----- RECORDED DATA
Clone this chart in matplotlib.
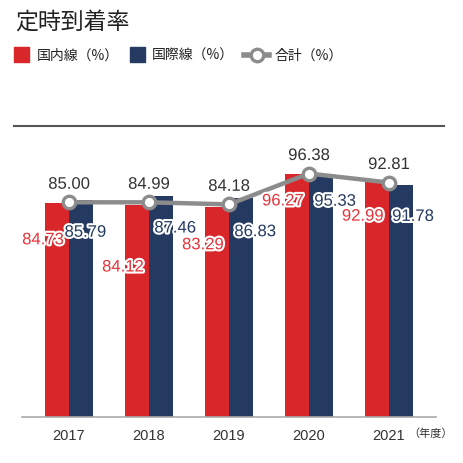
import matplotlib
matplotlib.use('Agg')
import matplotlib.pyplot as plt
import matplotlib.patheffects as pe
from matplotlib.patches import Rectangle
from matplotlib.lines import Line2D
import numpy as np

plt.rcParams['font.family'] = ['Liberation Sans', 'Noto Sans CJK JP', 'DejaVu Sans']

years = ['2017', '2018', '2019', '2020', '2021']
domestic = [84.73, 84.12, 83.29, 96.27, 92.99]
international = [85.79, 87.46, 86.83, 95.33, 91.78]
total = [85.00, 84.99, 84.18, 96.38, 92.81]

# label offsets below bar tops (points), to keep labels apart
dom_dy = [-26.5, -45, -27.5, -19.5, -24.5]
int_dy = [-23, -23, -24.5, -18, -22.5]
int_dx = [-5.5, 1.5, 1.5, 1.5, 0]

RED = '#d8262b'
NAVY = '#243a60'
GREY = '#8c8c8c'
W, H = 463, 464

fig = plt.figure(figsize=(W / 100, H / 100), dpi=100)
ax = fig.add_axes([22 / W, 1 - 418 / H, 414 / W, 292 / H])

x = np.arange(len(years))
bw = 0.3
ax.bar(x - bw / 2, domestic, bw, color=RED, zorder=2)
ax.bar(x + bw / 2, international, bw, color=NAVY, zorder=2)
ax.plot(x, total, color=GREY, lw=3.2, marker='o', ms=9, mfc='white',
        mec=GREY, mew=2.4, zorder=4)

ax.set_xlim(-0.5875, 4.5875)
ax.set_ylim(0, 115.6)
for s in ['top', 'left', 'right']:
    ax.spines[s].set_visible(False)
ax.spines['bottom'].set_color('#aaaaaa')
ax.spines['bottom'].set_linewidth(1.2)
ax.set_yticks([])
ax.set_xticks(x)
ax.set_xticklabels(years, fontsize=10.5, color='#333333')
ax.tick_params(axis='x', length=0, pad=8)

outline = [pe.withStroke(linewidth=3, foreground='white')]
for i in range(len(years)):
    ax.annotate(f'{domestic[i]:.2f}', (x[i] - bw, domestic[i]),
                xytext=(-1.5, dom_dy[i]), textcoords='offset points',
                ha='center', va='center', fontsize=12, color='#e5333a',
                path_effects=outline, zorder=5)
    ax.annotate(f'{international[i]:.2f}', (x[i] + bw, international[i]),
                xytext=(int_dx[i], int_dy[i]), textcoords='offset points',
                ha='center', va='center', fontsize=12, color=NAVY,
                path_effects=outline, zorder=5)
    ax.annotate(f'{total[i]:.2f}', (x[i], total[i]),
                xytext=(0, 13), textcoords='offset points',
                ha='center', va='center', fontsize=12, color='#333333',
                path_effects=outline, zorder=5)

ax.annotate('（年度）', (x[-1], 0), xytext=(30, -11.5), textcoords='offset points',
            ha='center', va='center', fontsize=8, color='#333333',
            family=['Noto Sans CJK JP'], annotation_clip=False)

# top separator line
fig.add_artist(Line2D([14 / W, 444 / W], [1 - 126.5 / H] * 2,
                      color='#555555', lw=1.5))

# title
fig.text(15 / W, 1 - 22 / H, '定時到着率', fontsize=16.5, color='#222222',
         ha='left', va='center', family=['Noto Sans CJK JP'])

# legend
ly = 1 - 56 / H
fig.add_artist(Rectangle((14 / W, 1 - 63 / H), 15 / W, 15 / H, color=RED))
fig.text(37 / W, ly, '国内線（%）', fontsize=10, color='#222222', va='center',
         family=['Noto Sans CJK JP'])
fig.add_artist(Rectangle((130 / W, 1 - 63 / H), 15 / W, 15 / H, color=NAVY))
fig.text(152 / W, ly, '国際線（%）', fontsize=10, color='#222222', va='center',
         family=['Noto Sans CJK JP'])
fig.add_artist(Line2D([244 / W, 269 / W], [ly, ly], color=GREY, lw=4))
fig.add_artist(Line2D([256.5 / W], [ly], color=GREY, marker='o', ms=9,
                      mfc='white', mec=GREY, mew=2.4))
fig.text(275 / W, ly, '合計（%）', fontsize=10, color='#222222', va='center',
         family=['Noto Sans CJK JP'])

fig.savefig('out.png', dpi=100)
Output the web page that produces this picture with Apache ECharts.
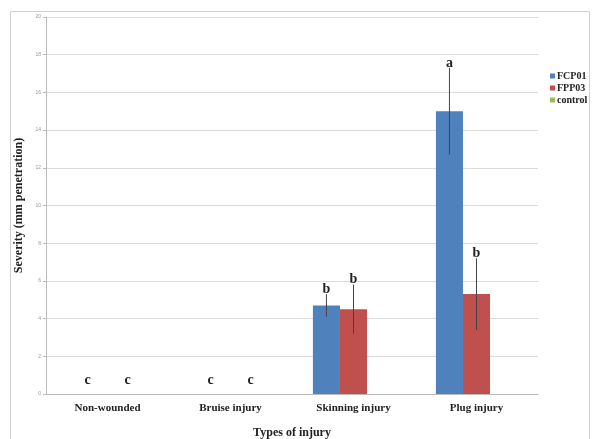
----------
**REQUIRED WORK:** All lines from the start of the entries above through the line containing "plt.rcParams['font.family'] = ['Liberation" are to be given again exactly; the pictures are not.

**EXERCISE RESPONSE:**
Clone this chart in matplotlib.
import matplotlib
matplotlib.use('Agg')
import matplotlib.pyplot as plt
import matplotlib.patheffects as pe
from matplotlib.patches import Rectangle
from matplotlib.lines import Line2D
import numpy as np

plt.rcParams['font.family'] = ['Liberation Sans', 'Noto Sans CJK JP', 'DejaVu Sans']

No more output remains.